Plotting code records
########

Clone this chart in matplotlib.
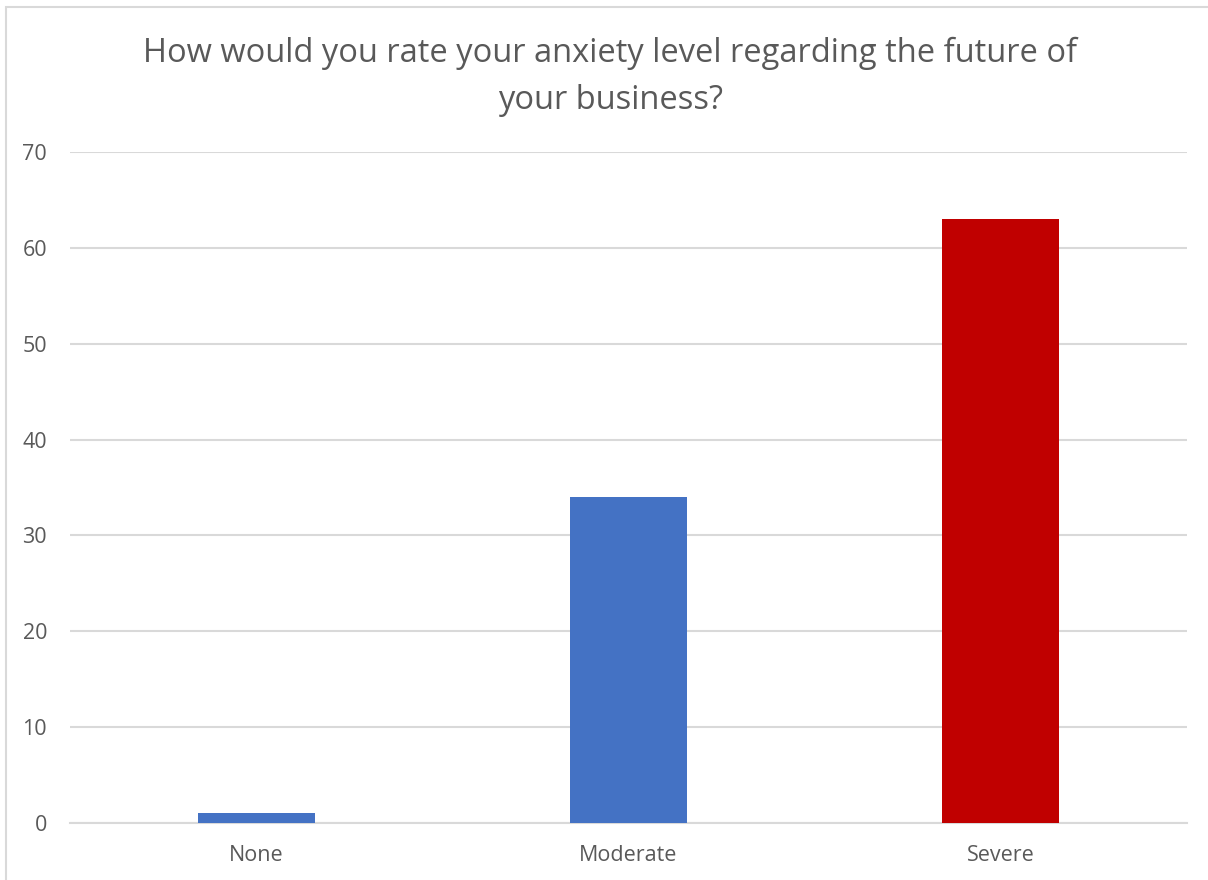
import matplotlib
matplotlib.use("Agg")
import matplotlib.pyplot as plt
from matplotlib.patches import Rectangle

categories = ["None", "Moderate", "Severe"]
counts = [1, 34, 63]
bar_colors = ["#4472C4", "#4472C4", "#C00000"]
y_ticks = [0, 10, 20, 30, 40, 50, 60, 70]
title = "How would you rate your anxiety level regarding the future of\nyour business?"

plt.rcParams["font.family"] = ["Open Sans", "DejaVu Sans"]
text_color = "#595959"
grid_color = "#D9D9D9"

fig = plt.figure(figsize=(12.08, 8.8), dpi=100)
fig.patches.append(Rectangle((6 / 1208, -0.01), 1.02, 1 - 7 / 880 + 0.01,
                             transform=fig.transFigure, fill=False,
                             edgecolor="#D9D9D9", linewidth=1.5))

ax = fig.add_axes([70 / 1208, 57 / 880, 1117 / 1208, 671 / 880])
x = range(len(categories))
ax.bar(x, counts, width=0.315, color=bar_colors, zorder=3)

ax.set_xlim(-0.5, len(categories) - 0.5)
ax.set_ylim(0, 70)
ax.set_yticks(y_ticks)
ax.set_xticks(list(x))
ax.set_xticklabels(categories)
ax.yaxis.grid(True, color=grid_color, linewidth=1.5, zorder=0)
ax.set_axisbelow(True)
for side in ("top", "right", "left"):
    ax.spines[side].set_visible(False)
ax.spines["bottom"].set_color(grid_color)
ax.spines["bottom"].set_linewidth(1.5)
ax.tick_params(axis="both", length=0, colors=text_color, labelsize=15.5)
ax.tick_params(axis="y", pad=16.5)
ax.tick_params(axis="x", pad=16)

fig.text(0.505, 1 - 77 / 880, title, ha="center", va="center",
         fontsize=23.5, color=text_color, linespacing=1.59)

fig.savefig("out.png", dpi=100)
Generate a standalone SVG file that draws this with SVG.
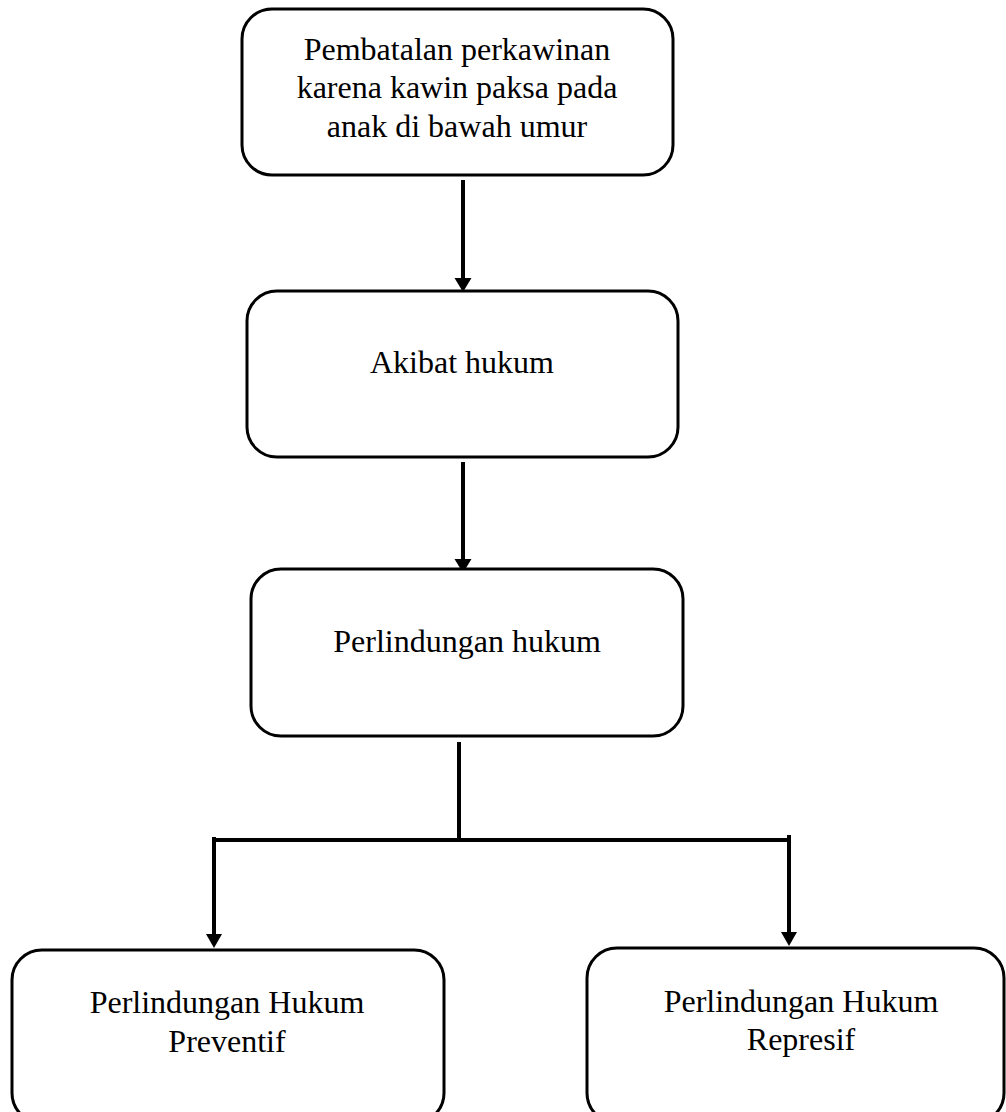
<svg xmlns="http://www.w3.org/2000/svg" width="1006" height="1112" viewBox="0 0 1006 1112">
<style>
.box{fill:#fff;stroke:#000;stroke-width:3}
.t{font-family:"Liberation Serif","Times New Roman",serif;font-size:32px;fill:#000;text-anchor:middle}
.c{stroke:#000;stroke-width:4;fill:none}
.ah{fill:#000}
</style>
<rect width="1006" height="1112" fill="#fff"/>
<g id="connectors">
<line class="c" x1="463" y1="180" x2="463" y2="280"/>
<polygon class="ah" points="454.5,278 471.5,278 463,292"/>
<line class="c" x1="463" y1="462" x2="463" y2="561"/>
<polygon class="ah" points="454.5,559 471.5,559 463,573"/>
<line class="c" x1="459" y1="742" x2="459" y2="840"/>
<line class="c" x1="214" y1="840" x2="789" y2="840"/>
<line class="c" x1="214" y1="837" x2="214" y2="936"/>
<polygon class="ah" points="206,934 222,934 214,948"/>
<line class="c" x1="789" y1="835" x2="789" y2="934"/>
<polygon class="ah" points="781,932 797,932 789,946"/>
</g>
<g id="node1">
<rect class="box" x="242" y="9" width="431" height="166" rx="30"/>
<text class="t" x="457" y="60">Pembatalan perkawinan</text>
<text class="t" x="457" y="98">karena kawin paksa pada</text>
<text class="t" x="457" y="137">anak di bawah umur</text>
</g>
<g id="node2">
<rect class="box" x="247" y="291" width="431" height="166" rx="30"/>
<text class="t" x="462" y="373">Akibat hukum</text>
</g>
<g id="node3">
<rect class="box" x="251" y="569" width="432" height="167" rx="30"/>
<text class="t" x="467" y="652">Perlindungan hukum</text>
</g>
<g id="node4">
<rect class="box" x="12" y="950" width="432" height="173" rx="30"/>
<text class="t" x="227" y="1013">Perlindungan Hukum</text>
<text class="t" x="227" y="1052">Preventif</text>
</g>
<g id="node5">
<rect class="box" x="587" y="948" width="417" height="175" rx="30"/>
<text class="t" x="801" y="1012">Perlindungan Hukum</text>
<text class="t" x="801" y="1050">Represif</text>
</g>
</svg>
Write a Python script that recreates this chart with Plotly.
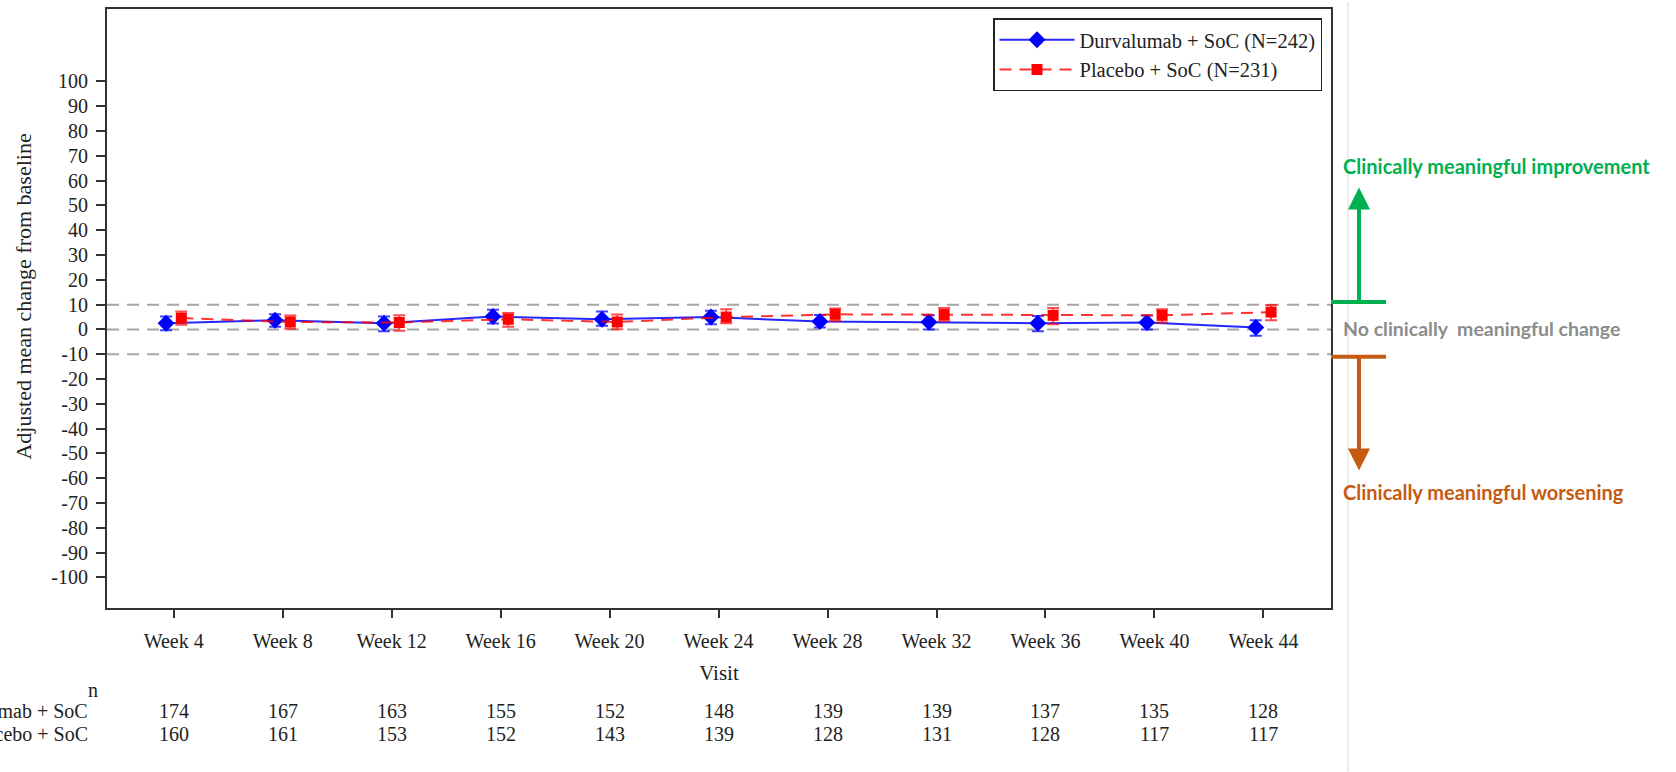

########

### Exercise goal:
All of the records above must be copied exactly, except for the pictures.

### Result for this exercise:
Clone this chart in matplotlib.
import matplotlib
matplotlib.use("Agg")
import matplotlib.pyplot as plt
from matplotlib.patches import Rectangle

categories = ["None", "Moderate", "Severe"]
counts = [1, 34, 63]
bar_colors = ["#4472C4", "#4472C4", "#C00000"]
y_ticks = [0, 10, 20, 30, 40, 50, 60, 70]
title = "How would you rate your anxiety level regarding the future of\nyour business?"

plt.rcParams["font.family"] = ["Open Sans", "DejaVu Sans"]
text_color = "#595959"
grid_color = "#D9D9D9"

fig = plt.figure(figsize=(12.08, 8.8), dpi=100)
fig.patches.append(Rectangle((6 / 1208, -0.01), 1.02, 1 - 7 / 880 + 0.01,
                             transform=fig.transFigure, fill=False,
                             edgecolor="#D9D9D9", linewidth=1.5))

ax = fig.add_axes([70 / 1208, 57 / 880, 1117 / 1208, 671 / 880])
x = range(len(categories))
ax.bar(x, counts, width=0.315, color=bar_colors, zorder=3)

ax.set_xlim(-0.5, len(categories) - 0.5)
ax.set_ylim(0, 70)
ax.set_yticks(y_ticks)
ax.set_xticks(list(x))
ax.set_xticklabels(categories)
ax.yaxis.grid(True, color=grid_color, linewidth=1.5, zorder=0)
ax.set_axisbelow(True)
for side in ("top", "right", "left"):
    ax.spines[side].set_visible(False)
ax.spines["bottom"].set_color(grid_color)
ax.spines["bottom"].set_linewidth(1.5)
ax.tick_params(axis="both", length=0, colors=text_color, labelsize=15.5)
ax.tick_params(axis="y", pad=16.5)
ax.tick_params(axis="x", pad=16)

fig.text(0.505, 1 - 77 / 880, title, ha="center", va="center",
         fontsize=23.5, color=text_color, linespacing=1.59)

fig.savefig("out.png", dpi=100)
Generate a standalone SVG file that draws this with SVG.
<svg xmlns="http://www.w3.org/2000/svg" width="1006" height="1112" viewBox="0 0 1006 1112">
<style>
.box{fill:#fff;stroke:#000;stroke-width:3}
.t{font-family:"Liberation Serif","Times New Roman",serif;font-size:32px;fill:#000;text-anchor:middle}
.c{stroke:#000;stroke-width:4;fill:none}
.ah{fill:#000}
</style>
<rect width="1006" height="1112" fill="#fff"/>
<g id="connectors">
<line class="c" x1="463" y1="180" x2="463" y2="280"/>
<polygon class="ah" points="454.5,278 471.5,278 463,292"/>
<line class="c" x1="463" y1="462" x2="463" y2="561"/>
<polygon class="ah" points="454.5,559 471.5,559 463,573"/>
<line class="c" x1="459" y1="742" x2="459" y2="840"/>
<line class="c" x1="214" y1="840" x2="789" y2="840"/>
<line class="c" x1="214" y1="837" x2="214" y2="936"/>
<polygon class="ah" points="206,934 222,934 214,948"/>
<line class="c" x1="789" y1="835" x2="789" y2="934"/>
<polygon class="ah" points="781,932 797,932 789,946"/>
</g>
<g id="node1">
<rect class="box" x="242" y="9" width="431" height="166" rx="30"/>
<text class="t" x="457" y="60">Pembatalan perkawinan</text>
<text class="t" x="457" y="98">karena kawin paksa pada</text>
<text class="t" x="457" y="137">anak di bawah umur</text>
</g>
<g id="node2">
<rect class="box" x="247" y="291" width="431" height="166" rx="30"/>
<text class="t" x="462" y="373">Akibat hukum</text>
</g>
<g id="node3">
<rect class="box" x="251" y="569" width="432" height="167" rx="30"/>
<text class="t" x="467" y="652">Perlindungan hukum</text>
</g>
<g id="node4">
<rect class="box" x="12" y="950" width="432" height="173" rx="30"/>
<text class="t" x="227" y="1013">Perlindungan Hukum</text>
<text class="t" x="227" y="1052">Preventif</text>
</g>
<g id="node5">
<rect class="box" x="587" y="948" width="417" height="175" rx="30"/>
<text class="t" x="801" y="1012">Perlindungan Hukum</text>
<text class="t" x="801" y="1050">Represif</text>
</g>
</svg>
Write a Python script that recreates this chart with Plotly.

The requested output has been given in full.